In the Wall Street Journal today there is a wonderful piece by an American tourist struck by the level of friendliness and civility he found amongst the British people. He starts with our tube etiquette:
‘Three times in the space of 24 hours young men offered their subway seats to my wife, who is neither elderly nor pregnant. They seemed to do this out of a sense that giving up one’s seat to a person at least one generation older was the sort of thing gentlemen did, even though not one of them fit the narrow technical definition of a gentleman. One guy looked like a gangster.’
‘At the Kensington High Street tube station, we had trouble figuring out the Oyster Card transit payment system. A very young Underground employee, noticing our confusion, offered to insert the coins for us. This sort of thing never happens in New York, where being perplexed is viewed as a sign of mental impairment.’
‘When my wife asked a young man on the train to turn down his MP3 device because the noise coming through his dirt-cheap earphones was so loud and annoying, he did not disfigure her with a machete. Instead, he apologized for his insensitivity. So did the woman who had her cellphone on speaker. The train employees were both cordial and informative. Met anybody like that on Amtrak lately?’
And finally, post office in Stroud:
In the market town of Stroud, a clerk walked about a quarter-mile across a supermarket to show me where the sparkling water was. But the real capper was when I visited the post office In my suburban New York town there is a post-office employee so belligerent that people drive to the next town to ship their packages. That town is 5 miles away. And the employees there aren’t all that much nicer. But at the post office in beautiful downtown Stroud, the helpful staff didn’t act like I was brain-damaged because I did not know how much postage to put on a postcard to Canada. Nor did they act like the world owed them a living.
Now, is this the rose-tinted view of an Anglophile yank that would not be repeated by anyone who actually lives here? I’ll add one final observation: from our own Charles Moore in The Spectator a fortnight ago:-
On a crowded train from the frozen north to the even more frozen south at the weekend, a party of teenage boys with a great many cans of beer sat opposite us. My heart sank as their laughs got louder and their conversation more obscene. I was trying very hard to understand a book about exchange rate policy in the 1980s, but my wife was wearing our only pair of earplugs, and concentration was impossible. The boys were all candidates for university, and sour thoughts filled my head that they could do no better than burp and make jokes about sleeping with one another’s sisters.
But then a strange thing happened. Along came a man with Down’s Syndrome. The teenagers didn’t know him, but he saw a football match playing on their computer screen, and he stayed to watch, cheer, and insult whichever side it was he didn’t like. He swore quite often himself, and then said, rather sweetly, in his indistinct voice, ‘Pardon my French.’ The yobbish boys treated him with charming courtesy.

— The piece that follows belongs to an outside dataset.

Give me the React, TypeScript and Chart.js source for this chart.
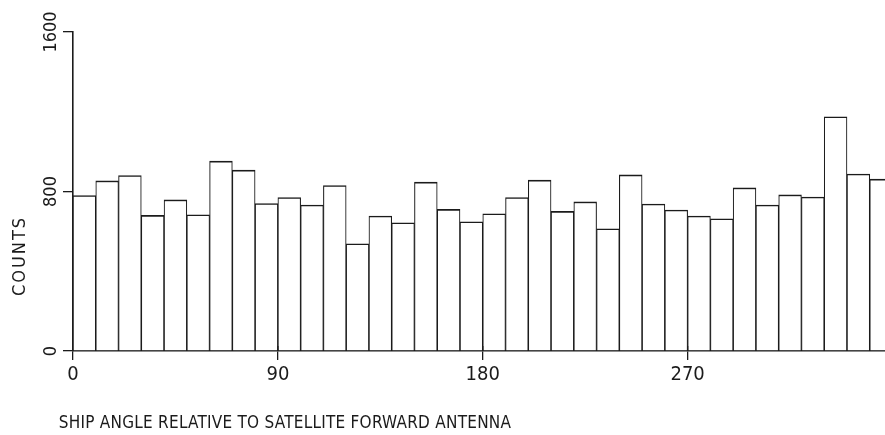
import { useEffect, useRef } from "react";
import { Chart, registerables } from "chart.js";

Chart.register(...registerables);

// Histogram bins: start angle of each 10-degree bin
const binStarts = [
  0, 10, 20, 30, 40, 50, 60, 70, 80, 90, 100, 110, 120, 130, 140, 150, 160, 170,
  180, 190, 200, 210, 220, 230, 240, 250, 260, 270, 280, 290, 300, 310, 320, 330, 340, 350,
];
const counts = [
  780, 853, 880, 680, 758, 683, 952, 907, 740, 770, 732, 830, 538, 677, 643, 847, 710, 648,
  688, 770, 857, 700, 748, 613, 883, 737, 707, 677, 663, 818, 732, 783, 772, 1175, 888, 862,
];
const binWidth = 10;
const xTickValues = [0, 90, 180, 270];
const yTickValues = [0, 800, 1600];
const yTitle = "COUNTS";
const xTitle = "SHIP ANGLE RELATIVE TO SATELLITE FORWARD ANTENNA";

const INK = "#1b1b1b";
const NARROW = '"Liberation Sans Narrow", "DejaVu Sans Condensed", sans-serif';

export default function App() {
  const ref = useRef<HTMLCanvasElement>(null);

  useEffect(() => {
    document.body.style.margin = "0";
    const canvas = ref.current;
    if (!canvas) return;

    const textPlugin = {
      id: "plotterText",
      afterDatasetsDraw(chart: any) {
        const ctx = chart.ctx;
        const xs = chart.scales.x;
        const bottom = chart.chartArea.bottom;
        ctx.save();
        ctx.strokeStyle = INK;
        ctx.lineWidth = 1.3;
        for (const v of xTickValues) {
          if (v === 0) continue;
          const px = xs.getPixelForValue(v);
          ctx.beginPath();
          ctx.moveTo(px, bottom - 5);
          ctx.lineTo(px, bottom);
          ctx.stroke();
        }
        ctx.restore();
      },
      afterDraw(chart: any) {
        const ctx = chart.ctx;
        const ys = chart.scales.y;
        const area = chart.chartArea;
        ctx.save();
        ctx.fillStyle = INK;
        ctx.textAlign = "center";
        ctx.textBaseline = "alphabetic";
        (ctx as any).letterSpacing = "0px";
        // rotated y tick labels
        ctx.font = `18px ${NARROW}`;
        for (const v of yTickValues) {
          ctx.save();
          ctx.translate(area.left - 17, ys.getPixelForValue(v));
          ctx.rotate(-Math.PI / 2);
          ctx.fillText(String(v), 0, 0);
          ctx.restore();
        }
        // y title
        ctx.font = `18px ${NARROW}`;
        (ctx as any).letterSpacing = "2px";
        ctx.save();
        ctx.translate(area.left - 48, area.bottom - 95);
        ctx.rotate(-Math.PI / 2);
        ctx.fillText(yTitle, 0, 0);
        ctx.restore();
        // x title
        ctx.font = `17px ${NARROW}`;
        (ctx as any).letterSpacing = "0.25px";
        ctx.fillText(xTitle, area.left + 212, area.bottom + 76.5);
        (ctx as any).letterSpacing = "0px";
        ctx.restore();
      },
    };

    const chart = new Chart(canvas, {
      type: "bar",
      data: {
        datasets: [
          {
            data: binStarts.map((s, i) => ({ x: s + binWidth / 2, y: counts[i] })),
            backgroundColor: "#ffffff",
            borderColor: INK,
            borderWidth: { top: 1.6, left: 1.1, right: 1.1, bottom: 0 },
            borderSkipped: "start",
            categoryPercentage: 1,
            barPercentage: 1,
          } as any,
        ],
      },
      options: {
        animation: false,
        responsive: false,
        layout: { padding: { top: 32, left: 0, right: 0, bottom: 0 } },
        plugins: { legend: { display: false }, tooltip: { enabled: false } },
        scales: {
          x: {
            type: "linear",
            min: 0,
            max: 356.7,
            offset: false,
            afterBuildTicks: (s: any) => {
              s.ticks = xTickValues.map((v) => ({ value: v }));
            },
            afterFit: (s: any) => {
              s.height = 84;
            },
            grid: {
              offset: false,
              drawOnChartArea: false,
              drawTicks: true,
              tickLength: 9,
              color: INK,
              tickColor: INK,
              lineWidth: 1.3,
            },
            border: { display: true, color: INK, width: 1.6 },
            ticks: {
              color: INK,
              font: { family: NARROW, size: 20 },
              padding: 3,
              maxRotation: 0,
              autoSkip: false,
            },
          },
          y: {
            min: 0,
            max: 1600,
            afterBuildTicks: (s: any) => {
              s.ticks = yTickValues.map((v) => ({ value: v }));
            },
            afterFit: (s: any) => {
              s.width = 73;
            },
            grid: {
              drawOnChartArea: false,
              drawTicks: true,
              tickLength: 10,
              color: INK,
              tickColor: INK,
              lineWidth: 1.3,
            },
            border: { display: true, color: INK, width: 1.6 },
            ticks: { display: false },
          },
        },
      } as any,
      plugins: [textPlugin],
    });

    return () => chart.destroy();
  }, []);

  return (
    <div style={{ width: 885, height: 435, background: "#fff" }}>
      <canvas ref={ref} width={885} height={435} />
    </div>
  );
}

They shook hands with him, exchanged football talk, expressed polite interest when he said he had a girlfriend, and laughed at his jokes.
When, after what seemed like an hour, they came to the tacit view that he had perhaps been with them long enough, they moved him on with an ‘It’s been great to meet you’ manoeuvre that members of the royal family would have envied. Their manners to the handicapped were right in a way that those of my generation at that age certainly were not.
I’m in Stockholm right now, a beautiful city – but one where people are certainly more reserved than the Brits. I think both Charles, and our American tourist, shine a light on Britain’s most distinctive characteristic: the decency and warm-heartedness of the British people. It seldom makes the newspapers. But look around, and you can see it all the time.
It is said that, in New York, the definition of a microsecond is the time between a streetlight turning green and the car behind you tooting its horn. In London, I’d define it as the time between a woman trying to pick up a heavy bag on the underground staircase and her being offered help by a man.
God knows we have our problems in this country. But Britain’s basic levels of civility — which were famous in wartime — are still making visitors gawp. It’s a reminder why, as Andrew Marr put it, to be born in Britain is an extraordinary stroke of good luck.